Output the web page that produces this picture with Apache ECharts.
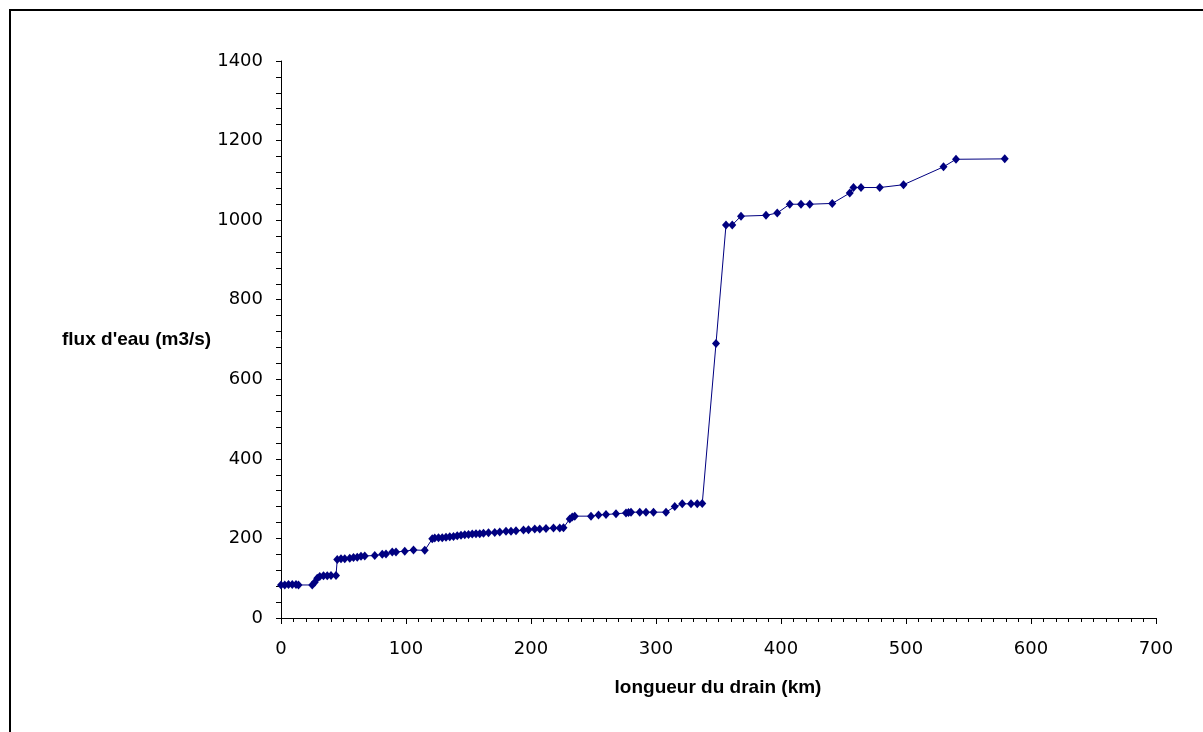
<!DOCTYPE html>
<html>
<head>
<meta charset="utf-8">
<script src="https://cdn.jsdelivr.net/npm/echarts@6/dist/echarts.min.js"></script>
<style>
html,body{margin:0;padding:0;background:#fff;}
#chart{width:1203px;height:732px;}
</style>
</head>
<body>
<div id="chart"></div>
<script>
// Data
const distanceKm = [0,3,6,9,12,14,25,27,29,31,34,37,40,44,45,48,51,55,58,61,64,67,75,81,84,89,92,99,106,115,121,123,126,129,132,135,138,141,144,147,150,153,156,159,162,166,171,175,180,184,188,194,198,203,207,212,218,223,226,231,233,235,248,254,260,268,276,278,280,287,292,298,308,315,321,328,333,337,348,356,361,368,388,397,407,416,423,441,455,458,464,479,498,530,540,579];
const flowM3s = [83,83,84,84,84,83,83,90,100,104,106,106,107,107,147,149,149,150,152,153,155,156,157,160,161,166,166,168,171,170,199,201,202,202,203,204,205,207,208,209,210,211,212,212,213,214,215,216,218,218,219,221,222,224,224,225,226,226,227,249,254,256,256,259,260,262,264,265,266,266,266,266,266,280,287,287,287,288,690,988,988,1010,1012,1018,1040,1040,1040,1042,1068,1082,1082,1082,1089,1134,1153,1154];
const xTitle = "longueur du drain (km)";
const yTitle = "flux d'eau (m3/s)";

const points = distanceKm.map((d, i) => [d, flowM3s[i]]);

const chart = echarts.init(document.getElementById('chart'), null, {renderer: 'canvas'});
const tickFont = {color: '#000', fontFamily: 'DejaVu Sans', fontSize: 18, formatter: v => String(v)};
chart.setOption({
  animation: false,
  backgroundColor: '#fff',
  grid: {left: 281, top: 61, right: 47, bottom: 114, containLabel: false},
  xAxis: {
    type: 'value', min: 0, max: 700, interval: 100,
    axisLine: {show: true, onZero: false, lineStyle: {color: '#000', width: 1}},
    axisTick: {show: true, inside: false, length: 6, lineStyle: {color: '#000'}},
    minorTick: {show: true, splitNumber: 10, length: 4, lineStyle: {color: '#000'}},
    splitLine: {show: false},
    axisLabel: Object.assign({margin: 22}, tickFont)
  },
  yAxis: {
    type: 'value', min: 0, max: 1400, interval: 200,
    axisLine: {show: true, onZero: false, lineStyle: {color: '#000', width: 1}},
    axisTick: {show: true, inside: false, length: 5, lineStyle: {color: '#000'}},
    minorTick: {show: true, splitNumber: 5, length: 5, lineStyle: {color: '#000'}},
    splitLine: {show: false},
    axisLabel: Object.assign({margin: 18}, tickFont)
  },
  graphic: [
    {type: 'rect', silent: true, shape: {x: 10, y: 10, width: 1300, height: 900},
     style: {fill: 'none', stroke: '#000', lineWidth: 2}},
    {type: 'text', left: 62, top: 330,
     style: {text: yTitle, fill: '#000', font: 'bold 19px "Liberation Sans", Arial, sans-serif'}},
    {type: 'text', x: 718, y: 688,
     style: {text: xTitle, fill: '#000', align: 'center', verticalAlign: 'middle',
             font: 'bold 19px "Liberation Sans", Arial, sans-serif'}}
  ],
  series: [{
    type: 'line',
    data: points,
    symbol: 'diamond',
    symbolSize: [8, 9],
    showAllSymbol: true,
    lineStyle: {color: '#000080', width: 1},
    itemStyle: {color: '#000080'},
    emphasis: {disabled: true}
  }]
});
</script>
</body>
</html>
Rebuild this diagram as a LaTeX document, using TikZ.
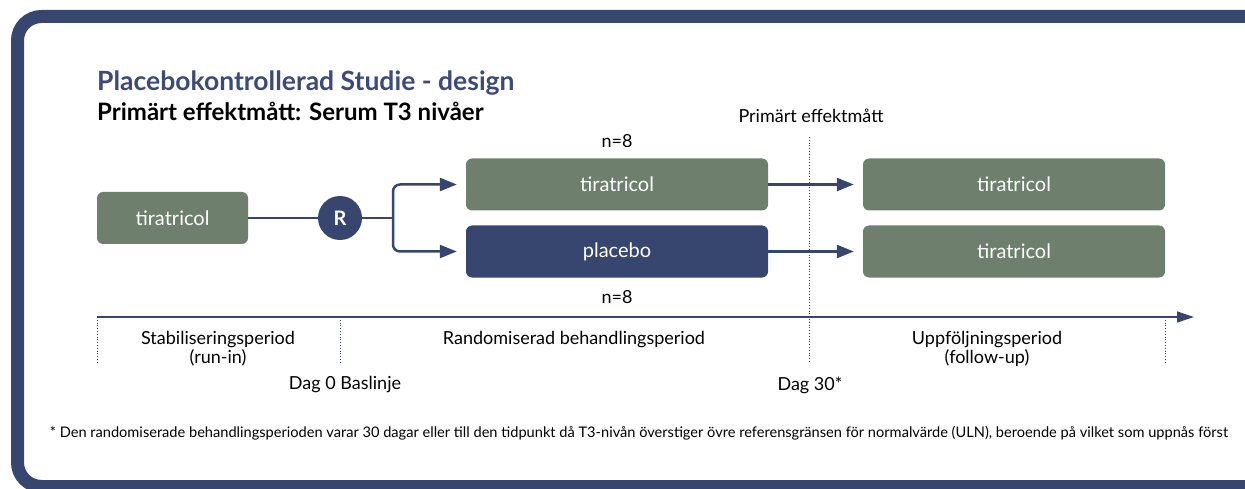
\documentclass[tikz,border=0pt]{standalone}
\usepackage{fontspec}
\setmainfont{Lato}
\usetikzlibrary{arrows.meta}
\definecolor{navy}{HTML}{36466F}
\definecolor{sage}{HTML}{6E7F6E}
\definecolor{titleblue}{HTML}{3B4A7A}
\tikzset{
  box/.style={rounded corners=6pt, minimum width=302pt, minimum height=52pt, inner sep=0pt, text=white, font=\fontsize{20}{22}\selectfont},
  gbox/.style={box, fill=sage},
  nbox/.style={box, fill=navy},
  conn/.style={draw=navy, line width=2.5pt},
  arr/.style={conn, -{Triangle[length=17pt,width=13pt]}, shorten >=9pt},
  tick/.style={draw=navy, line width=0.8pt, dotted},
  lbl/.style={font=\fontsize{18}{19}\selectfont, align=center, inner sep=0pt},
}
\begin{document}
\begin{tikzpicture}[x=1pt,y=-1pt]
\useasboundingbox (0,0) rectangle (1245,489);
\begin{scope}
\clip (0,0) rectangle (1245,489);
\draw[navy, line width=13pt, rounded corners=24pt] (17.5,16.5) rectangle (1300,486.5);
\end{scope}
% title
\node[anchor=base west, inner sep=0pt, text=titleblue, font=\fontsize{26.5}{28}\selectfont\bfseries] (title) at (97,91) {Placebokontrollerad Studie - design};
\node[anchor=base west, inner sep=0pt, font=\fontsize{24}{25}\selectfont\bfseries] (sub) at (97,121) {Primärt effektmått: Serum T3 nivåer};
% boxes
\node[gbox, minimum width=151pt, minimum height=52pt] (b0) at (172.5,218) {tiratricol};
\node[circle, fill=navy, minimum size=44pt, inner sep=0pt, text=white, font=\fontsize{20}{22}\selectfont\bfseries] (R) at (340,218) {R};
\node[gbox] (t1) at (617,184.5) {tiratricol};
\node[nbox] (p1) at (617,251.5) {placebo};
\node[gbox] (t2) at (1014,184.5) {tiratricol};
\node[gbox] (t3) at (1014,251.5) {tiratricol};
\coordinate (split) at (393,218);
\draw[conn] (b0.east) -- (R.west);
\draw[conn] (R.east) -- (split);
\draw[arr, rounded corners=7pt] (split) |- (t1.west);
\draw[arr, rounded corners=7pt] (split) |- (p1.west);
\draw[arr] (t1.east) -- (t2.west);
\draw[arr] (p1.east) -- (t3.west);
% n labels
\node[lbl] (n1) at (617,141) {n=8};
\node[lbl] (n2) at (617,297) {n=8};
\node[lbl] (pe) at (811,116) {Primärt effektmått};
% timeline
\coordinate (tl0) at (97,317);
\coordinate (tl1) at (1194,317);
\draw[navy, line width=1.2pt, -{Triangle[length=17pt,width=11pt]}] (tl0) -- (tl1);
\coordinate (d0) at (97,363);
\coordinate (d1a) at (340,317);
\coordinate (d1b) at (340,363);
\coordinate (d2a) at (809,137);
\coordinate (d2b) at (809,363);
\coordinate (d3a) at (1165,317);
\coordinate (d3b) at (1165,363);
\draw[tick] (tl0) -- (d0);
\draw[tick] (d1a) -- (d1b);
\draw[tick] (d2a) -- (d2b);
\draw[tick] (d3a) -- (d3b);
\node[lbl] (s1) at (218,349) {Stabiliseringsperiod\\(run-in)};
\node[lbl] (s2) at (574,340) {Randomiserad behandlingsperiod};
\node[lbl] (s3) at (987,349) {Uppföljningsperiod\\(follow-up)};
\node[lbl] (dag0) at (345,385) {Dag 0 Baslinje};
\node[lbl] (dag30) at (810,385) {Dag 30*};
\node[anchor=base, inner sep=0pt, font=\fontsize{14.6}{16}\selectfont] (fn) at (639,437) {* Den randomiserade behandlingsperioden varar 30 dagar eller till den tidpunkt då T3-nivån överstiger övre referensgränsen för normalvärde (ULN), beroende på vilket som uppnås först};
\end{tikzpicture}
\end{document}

GOAL: Restate the data above word for word. Do not include the images.

ANSWER BELOW:
Output the web page that produces this picture with Apache ECharts.
<!DOCTYPE html>
<html>
<head>
<meta charset="utf-8">
<script src="https://cdn.jsdelivr.net/npm/echarts@6/dist/echarts.min.js"></script>
<style>
html,body{margin:0;padding:0;background:#fff;}
#chart{width:1203px;height:732px;}
</style>
</head>
<body>
<div id="chart"></div>
<script>
// Data
const distanceKm = [0,3,6,9,12,14,25,27,29,31,34,37,40,44,45,48,51,55,58,61,64,67,75,81,84,89,92,99,106,115,121,123,126,129,132,135,138,141,144,147,150,153,156,159,162,166,171,175,180,184,188,194,198,203,207,212,218,223,226,231,233,235,248,254,260,268,276,278,280,287,292,298,308,315,321,328,333,337,348,356,361,368,388,397,407,416,423,441,455,458,464,479,498,530,540,579];
const flowM3s = [83,83,84,84,84,83,83,90,100,104,106,106,107,107,147,149,149,150,152,153,155,156,157,160,161,166,166,168,171,170,199,201,202,202,203,204,205,207,208,209,210,211,212,212,213,214,215,216,218,218,219,221,222,224,224,225,226,226,227,249,254,256,256,259,260,262,264,265,266,266,266,266,266,280,287,287,287,288,690,988,988,1010,1012,1018,1040,1040,1040,1042,1068,1082,1082,1082,1089,1134,1153,1154];
const xTitle = "longueur du drain (km)";
const yTitle = "flux d'eau (m3/s)";

const points = distanceKm.map((d, i) => [d, flowM3s[i]]);

const chart = echarts.init(document.getElementById('chart'), null, {renderer: 'canvas'});
const tickFont = {color: '#000', fontFamily: 'DejaVu Sans', fontSize: 18, formatter: v => String(v)};
chart.setOption({
  animation: false,
  backgroundColor: '#fff',
  grid: {left: 281, top: 61, right: 47, bottom: 114, containLabel: false},
  xAxis: {
    type: 'value', min: 0, max: 700, interval: 100,
    axisLine: {show: true, onZero: false, lineStyle: {color: '#000', width: 1}},
    axisTick: {show: true, inside: false, length: 6, lineStyle: {color: '#000'}},
    minorTick: {show: true, splitNumber: 10, length: 4, lineStyle: {color: '#000'}},
    splitLine: {show: false},
    axisLabel: Object.assign({margin: 22}, tickFont)
  },
  yAxis: {
    type: 'value', min: 0, max: 1400, interval: 200,
    axisLine: {show: true, onZero: false, lineStyle: {color: '#000', width: 1}},
    axisTick: {show: true, inside: false, length: 5, lineStyle: {color: '#000'}},
    minorTick: {show: true, splitNumber: 5, length: 5, lineStyle: {color: '#000'}},
    splitLine: {show: false},
    axisLabel: Object.assign({margin: 18}, tickFont)
  },
  graphic: [
    {type: 'rect', silent: true, shape: {x: 10, y: 10, width: 1300, height: 900},
     style: {fill: 'none', stroke: '#000', lineWidth: 2}},
    {type: 'text', left: 62, top: 330,
     style: {text: yTitle, fill: '#000', font: 'bold 19px "Liberation Sans", Arial, sans-serif'}},
    {type: 'text', x: 718, y: 688,
     style: {text: xTitle, fill: '#000', align: 'center', verticalAlign: 'middle',
             font: 'bold 19px "Liberation Sans", Arial, sans-serif'}}
  ],
  series: [{
    type: 'line',
    data: points,
    symbol: 'diamond',
    symbolSize: [8, 9],
    showAllSymbol: true,
    lineStyle: {color: '#000080', width: 1},
    itemStyle: {color: '#000080'},
    emphasis: {disabled: true}
  }]
});
</script>
</body>
</html>
Rebuild this diagram as a LaTeX document, using TikZ.
\documentclass[tikz,border=0pt]{standalone}
\usepackage{fontspec}
\setmainfont{Lato}
\usetikzlibrary{arrows.meta}
\definecolor{navy}{HTML}{36466F}
\definecolor{sage}{HTML}{6E7F6E}
\definecolor{titleblue}{HTML}{3B4A7A}
\tikzset{
  box/.style={rounded corners=6pt, minimum width=302pt, minimum height=52pt, inner sep=0pt, text=white, font=\fontsize{20}{22}\selectfont},
  gbox/.style={box, fill=sage},
  nbox/.style={box, fill=navy},
  conn/.style={draw=navy, line width=2.5pt},
  arr/.style={conn, -{Triangle[length=17pt,width=13pt]}, shorten >=9pt},
  tick/.style={draw=navy, line width=0.8pt, dotted},
  lbl/.style={font=\fontsize{18}{19}\selectfont, align=center, inner sep=0pt},
}
\begin{document}
\begin{tikzpicture}[x=1pt,y=-1pt]
\useasboundingbox (0,0) rectangle (1245,489);
\begin{scope}
\clip (0,0) rectangle (1245,489);
\draw[navy, line width=13pt, rounded corners=24pt] (17.5,16.5) rectangle (1300,486.5);
\end{scope}
% title
\node[anchor=base west, inner sep=0pt, text=titleblue, font=\fontsize{26.5}{28}\selectfont\bfseries] (title) at (97,91) {Placebokontrollerad Studie - design};
\node[anchor=base west, inner sep=0pt, font=\fontsize{24}{25}\selectfont\bfseries] (sub) at (97,121) {Primärt effektmått: Serum T3 nivåer};
% boxes
\node[gbox, minimum width=151pt, minimum height=52pt] (b0) at (172.5,218) {tiratricol};
\node[circle, fill=navy, minimum size=44pt, inner sep=0pt, text=white, font=\fontsize{20}{22}\selectfont\bfseries] (R) at (340,218) {R};
\node[gbox] (t1) at (617,184.5) {tiratricol};
\node[nbox] (p1) at (617,251.5) {placebo};
\node[gbox] (t2) at (1014,184.5) {tiratricol};
\node[gbox] (t3) at (1014,251.5) {tiratricol};
\coordinate (split) at (393,218);
\draw[conn] (b0.east) -- (R.west);
\draw[conn] (R.east) -- (split);
\draw[arr, rounded corners=7pt] (split) |- (t1.west);
\draw[arr, rounded corners=7pt] (split) |- (p1.west);
\draw[arr] (t1.east) -- (t2.west);
\draw[arr] (p1.east) -- (t3.west);
% n labels
\node[lbl] (n1) at (617,141) {n=8};
\node[lbl] (n2) at (617,297) {n=8};
\node[lbl] (pe) at (811,116) {Primärt effektmått};
% timeline
\coordinate (tl0) at (97,317);
\coordinate (tl1) at (1194,317);
\draw[navy, line width=1.2pt, -{Triangle[length=17pt,width=11pt]}] (tl0) -- (tl1);
\coordinate (d0) at (97,363);
\coordinate (d1a) at (340,317);
\coordinate (d1b) at (340,363);
\coordinate (d2a) at (809,137);
\coordinate (d2b) at (809,363);
\coordinate (d3a) at (1165,317);
\coordinate (d3b) at (1165,363);
\draw[tick] (tl0) -- (d0);
\draw[tick] (d1a) -- (d1b);
\draw[tick] (d2a) -- (d2b);
\draw[tick] (d3a) -- (d3b);
\node[lbl] (s1) at (218,349) {Stabiliseringsperiod\\(run-in)};
\node[lbl] (s2) at (574,340) {Randomiserad behandlingsperiod};
\node[lbl] (s3) at (987,349) {Uppföljningsperiod\\(follow-up)};
\node[lbl] (dag0) at (345,385) {Dag 0 Baslinje};
\node[lbl] (dag30) at (810,385) {Dag 30*};
\node[anchor=base, inner sep=0pt, font=\fontsize{14.6}{16}\selectfont] (fn) at (639,437) {* Den randomiserade behandlingsperioden varar 30 dagar eller till den tidpunkt då T3-nivån överstiger övre referensgränsen för normalvärde (ULN), beroende på vilket som uppnås först};
\end{tikzpicture}
\end{document}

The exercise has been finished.